◆ **WHAT THE EXERCISE ASKS**
Copy every line of the entries that includes the word "matplotlib".

Records from a dataset
------------

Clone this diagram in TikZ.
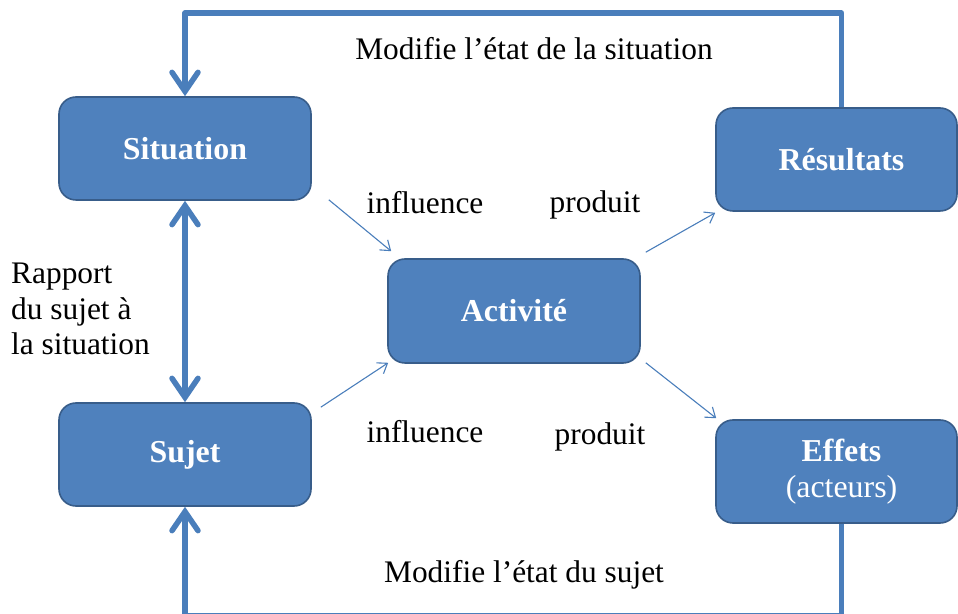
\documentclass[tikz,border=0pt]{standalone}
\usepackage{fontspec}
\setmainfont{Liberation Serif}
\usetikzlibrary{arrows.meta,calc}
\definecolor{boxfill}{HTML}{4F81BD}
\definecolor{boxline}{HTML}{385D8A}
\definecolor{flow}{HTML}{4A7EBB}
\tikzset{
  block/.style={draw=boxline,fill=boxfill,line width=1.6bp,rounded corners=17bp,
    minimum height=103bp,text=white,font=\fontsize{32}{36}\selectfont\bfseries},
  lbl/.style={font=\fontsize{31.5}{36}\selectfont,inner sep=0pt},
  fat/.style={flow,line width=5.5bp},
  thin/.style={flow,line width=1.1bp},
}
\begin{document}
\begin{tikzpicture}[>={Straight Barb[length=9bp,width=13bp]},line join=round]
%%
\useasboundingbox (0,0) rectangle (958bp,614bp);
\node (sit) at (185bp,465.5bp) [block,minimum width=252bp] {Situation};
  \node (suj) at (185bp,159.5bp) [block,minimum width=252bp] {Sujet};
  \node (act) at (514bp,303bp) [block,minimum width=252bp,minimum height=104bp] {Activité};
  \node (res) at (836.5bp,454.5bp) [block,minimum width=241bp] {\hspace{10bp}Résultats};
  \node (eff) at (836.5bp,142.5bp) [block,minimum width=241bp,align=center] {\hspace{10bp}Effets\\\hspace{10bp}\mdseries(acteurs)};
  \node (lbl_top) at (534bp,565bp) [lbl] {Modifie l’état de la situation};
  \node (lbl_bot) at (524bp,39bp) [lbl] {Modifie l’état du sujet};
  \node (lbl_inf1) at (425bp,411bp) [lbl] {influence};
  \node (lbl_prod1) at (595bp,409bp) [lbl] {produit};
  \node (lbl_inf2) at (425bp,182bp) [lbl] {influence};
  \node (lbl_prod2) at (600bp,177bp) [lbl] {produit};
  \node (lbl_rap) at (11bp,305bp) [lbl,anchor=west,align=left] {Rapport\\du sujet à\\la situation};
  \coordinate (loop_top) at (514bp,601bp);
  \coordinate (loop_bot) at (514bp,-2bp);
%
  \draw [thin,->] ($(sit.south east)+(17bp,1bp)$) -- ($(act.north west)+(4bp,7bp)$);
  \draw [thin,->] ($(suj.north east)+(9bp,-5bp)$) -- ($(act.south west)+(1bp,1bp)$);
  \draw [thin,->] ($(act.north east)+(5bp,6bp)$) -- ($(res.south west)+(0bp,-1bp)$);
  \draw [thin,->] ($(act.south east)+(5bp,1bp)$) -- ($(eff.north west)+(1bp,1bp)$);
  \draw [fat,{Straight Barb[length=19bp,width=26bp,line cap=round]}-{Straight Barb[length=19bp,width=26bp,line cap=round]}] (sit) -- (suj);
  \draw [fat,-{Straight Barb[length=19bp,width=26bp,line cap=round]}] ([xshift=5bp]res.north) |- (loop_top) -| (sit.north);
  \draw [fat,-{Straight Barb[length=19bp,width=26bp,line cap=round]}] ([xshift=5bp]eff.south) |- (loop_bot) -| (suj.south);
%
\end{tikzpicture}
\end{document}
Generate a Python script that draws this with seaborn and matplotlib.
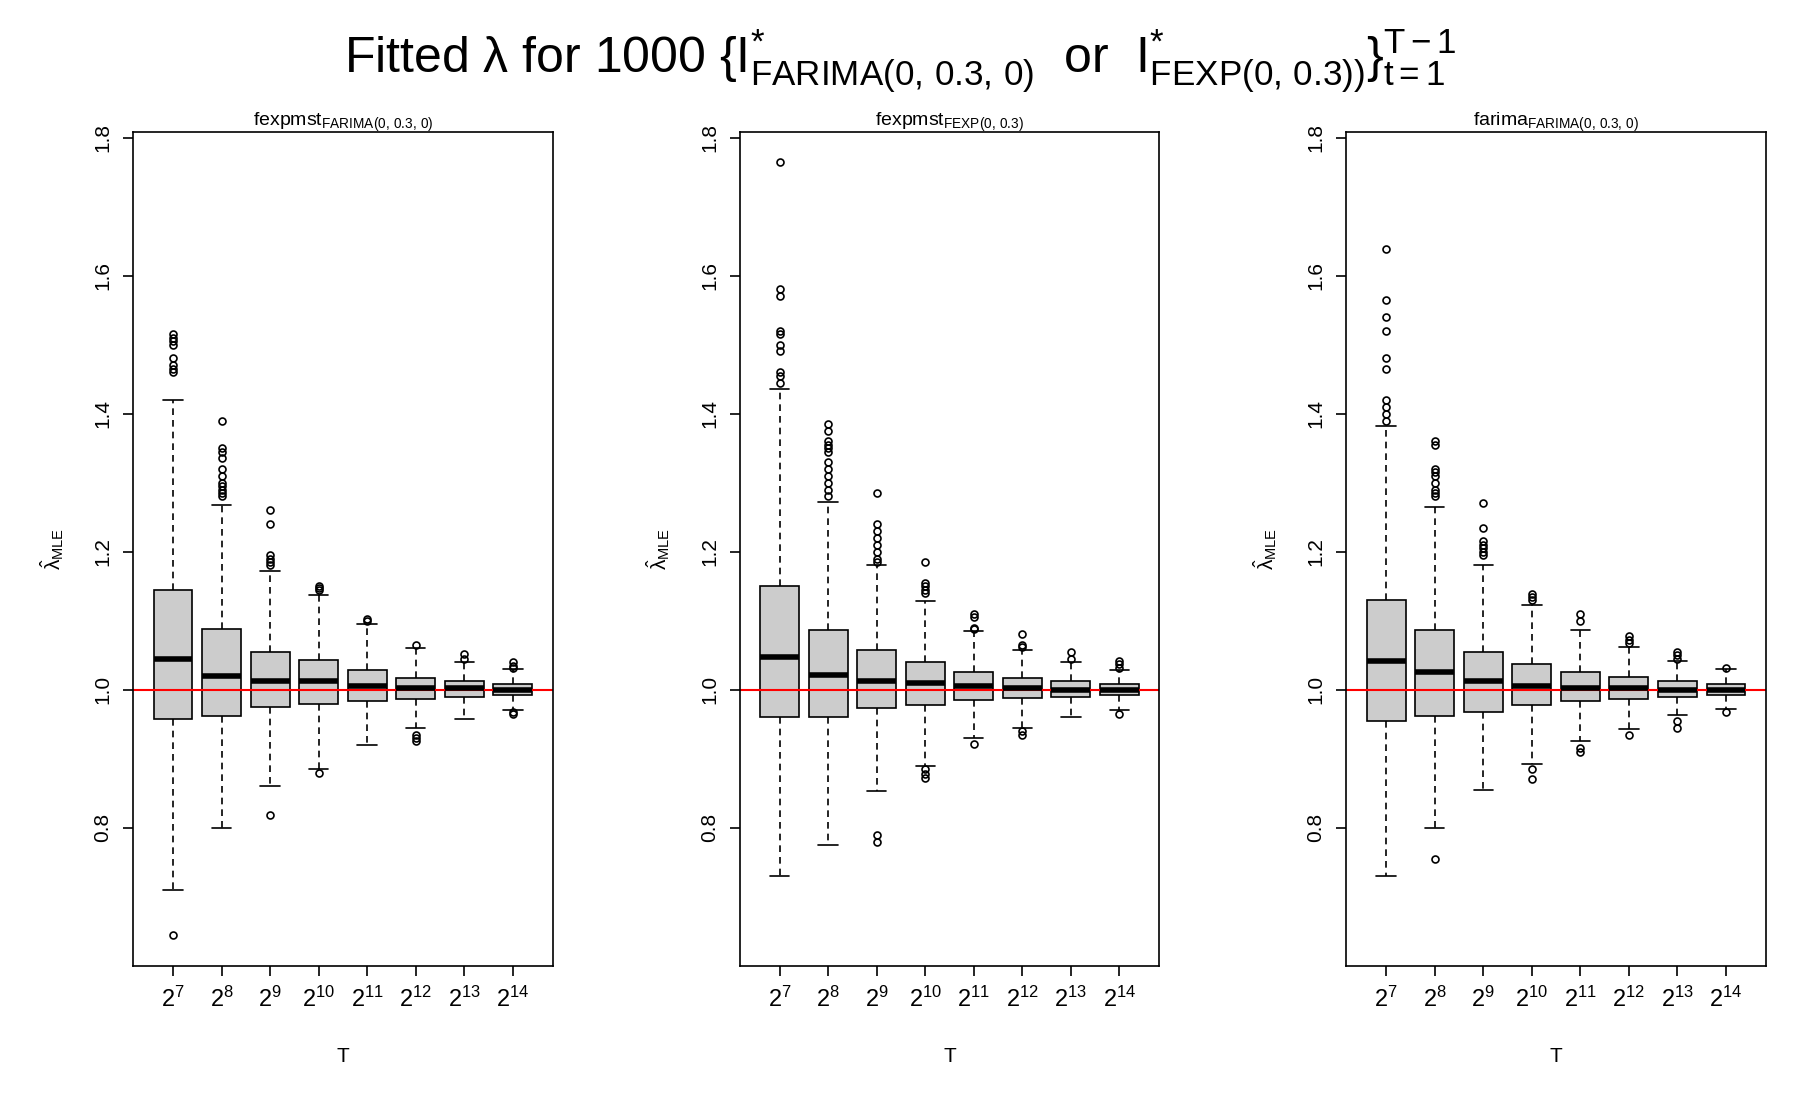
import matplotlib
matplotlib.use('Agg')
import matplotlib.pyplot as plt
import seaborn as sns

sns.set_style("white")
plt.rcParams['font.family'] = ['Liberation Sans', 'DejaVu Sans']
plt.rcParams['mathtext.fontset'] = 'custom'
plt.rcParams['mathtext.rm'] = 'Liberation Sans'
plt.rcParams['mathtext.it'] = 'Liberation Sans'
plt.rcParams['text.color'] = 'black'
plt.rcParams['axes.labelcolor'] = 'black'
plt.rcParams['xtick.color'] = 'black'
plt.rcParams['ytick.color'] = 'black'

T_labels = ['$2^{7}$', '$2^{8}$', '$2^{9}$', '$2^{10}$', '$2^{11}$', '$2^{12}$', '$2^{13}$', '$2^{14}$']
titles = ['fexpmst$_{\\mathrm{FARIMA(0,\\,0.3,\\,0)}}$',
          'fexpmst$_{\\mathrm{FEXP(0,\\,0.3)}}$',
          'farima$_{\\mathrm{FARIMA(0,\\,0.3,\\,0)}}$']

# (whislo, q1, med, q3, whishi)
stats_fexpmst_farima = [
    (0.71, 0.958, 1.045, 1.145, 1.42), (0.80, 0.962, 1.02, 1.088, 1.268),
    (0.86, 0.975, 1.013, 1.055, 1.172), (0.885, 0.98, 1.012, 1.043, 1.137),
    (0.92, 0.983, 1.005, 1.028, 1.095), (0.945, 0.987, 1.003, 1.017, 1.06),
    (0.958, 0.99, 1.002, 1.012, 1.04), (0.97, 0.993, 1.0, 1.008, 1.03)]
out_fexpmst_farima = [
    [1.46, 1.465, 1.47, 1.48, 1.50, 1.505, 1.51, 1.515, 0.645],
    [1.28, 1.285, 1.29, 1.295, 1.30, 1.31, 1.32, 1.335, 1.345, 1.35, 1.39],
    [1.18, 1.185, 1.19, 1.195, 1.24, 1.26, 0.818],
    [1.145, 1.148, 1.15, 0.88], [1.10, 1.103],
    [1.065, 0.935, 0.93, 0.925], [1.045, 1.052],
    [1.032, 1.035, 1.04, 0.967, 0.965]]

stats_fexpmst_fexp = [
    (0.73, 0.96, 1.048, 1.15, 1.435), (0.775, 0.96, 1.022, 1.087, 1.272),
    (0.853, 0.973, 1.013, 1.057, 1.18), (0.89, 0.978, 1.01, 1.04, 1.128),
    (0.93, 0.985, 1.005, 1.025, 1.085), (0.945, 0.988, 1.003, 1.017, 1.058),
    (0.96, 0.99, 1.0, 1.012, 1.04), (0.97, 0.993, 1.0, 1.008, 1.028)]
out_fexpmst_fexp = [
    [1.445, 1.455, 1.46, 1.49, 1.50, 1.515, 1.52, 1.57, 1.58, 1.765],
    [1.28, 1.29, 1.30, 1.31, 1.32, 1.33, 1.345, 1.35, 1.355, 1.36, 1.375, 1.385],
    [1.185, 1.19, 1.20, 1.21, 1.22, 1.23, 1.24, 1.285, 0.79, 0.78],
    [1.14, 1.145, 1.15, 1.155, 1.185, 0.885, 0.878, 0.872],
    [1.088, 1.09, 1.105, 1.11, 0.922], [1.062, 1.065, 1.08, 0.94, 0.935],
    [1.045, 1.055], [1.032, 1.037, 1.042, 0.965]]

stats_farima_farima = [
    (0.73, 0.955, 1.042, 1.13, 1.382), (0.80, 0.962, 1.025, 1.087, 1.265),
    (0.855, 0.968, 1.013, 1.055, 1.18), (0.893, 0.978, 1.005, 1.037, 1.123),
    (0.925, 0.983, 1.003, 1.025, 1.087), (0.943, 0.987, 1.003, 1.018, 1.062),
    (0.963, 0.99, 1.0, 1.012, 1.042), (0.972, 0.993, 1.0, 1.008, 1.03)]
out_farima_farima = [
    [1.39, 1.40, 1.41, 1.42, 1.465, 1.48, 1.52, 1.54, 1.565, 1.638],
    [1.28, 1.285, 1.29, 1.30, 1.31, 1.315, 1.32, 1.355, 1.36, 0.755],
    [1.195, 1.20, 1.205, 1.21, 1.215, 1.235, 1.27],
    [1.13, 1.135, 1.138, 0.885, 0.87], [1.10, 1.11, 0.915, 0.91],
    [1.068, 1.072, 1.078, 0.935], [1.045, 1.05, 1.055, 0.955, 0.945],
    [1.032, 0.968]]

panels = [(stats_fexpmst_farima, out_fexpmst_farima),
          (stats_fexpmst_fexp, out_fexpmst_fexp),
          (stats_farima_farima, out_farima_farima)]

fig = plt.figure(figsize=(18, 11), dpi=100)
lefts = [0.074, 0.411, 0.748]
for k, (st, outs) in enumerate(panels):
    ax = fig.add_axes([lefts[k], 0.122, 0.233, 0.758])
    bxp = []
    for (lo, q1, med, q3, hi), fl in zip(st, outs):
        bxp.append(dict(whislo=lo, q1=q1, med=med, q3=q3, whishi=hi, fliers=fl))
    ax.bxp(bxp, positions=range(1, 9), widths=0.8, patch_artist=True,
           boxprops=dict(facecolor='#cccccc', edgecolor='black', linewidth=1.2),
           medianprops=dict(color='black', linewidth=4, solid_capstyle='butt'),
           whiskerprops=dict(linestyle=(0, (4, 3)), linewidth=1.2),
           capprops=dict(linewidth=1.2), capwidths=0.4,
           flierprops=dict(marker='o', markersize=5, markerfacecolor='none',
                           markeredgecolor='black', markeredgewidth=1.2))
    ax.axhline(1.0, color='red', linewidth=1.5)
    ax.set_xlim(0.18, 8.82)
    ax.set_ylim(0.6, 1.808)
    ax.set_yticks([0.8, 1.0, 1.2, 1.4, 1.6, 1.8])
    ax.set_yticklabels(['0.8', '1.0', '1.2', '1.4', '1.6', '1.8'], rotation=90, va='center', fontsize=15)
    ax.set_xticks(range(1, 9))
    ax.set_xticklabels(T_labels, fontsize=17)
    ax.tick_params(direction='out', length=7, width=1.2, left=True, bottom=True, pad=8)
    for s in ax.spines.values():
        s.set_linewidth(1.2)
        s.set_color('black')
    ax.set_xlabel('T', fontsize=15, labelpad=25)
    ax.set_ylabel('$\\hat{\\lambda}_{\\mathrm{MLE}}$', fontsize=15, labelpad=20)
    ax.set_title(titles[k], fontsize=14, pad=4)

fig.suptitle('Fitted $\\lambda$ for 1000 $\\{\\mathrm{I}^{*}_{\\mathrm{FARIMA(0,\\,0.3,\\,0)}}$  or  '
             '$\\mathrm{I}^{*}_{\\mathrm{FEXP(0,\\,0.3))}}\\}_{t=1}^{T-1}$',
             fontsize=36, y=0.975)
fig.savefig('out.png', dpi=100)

------------

◆ **TASK SOLUTION**
Generate a Python script that draws this with seaborn and matplotlib.
import matplotlib
matplotlib.use('Agg')
import matplotlib.pyplot as plt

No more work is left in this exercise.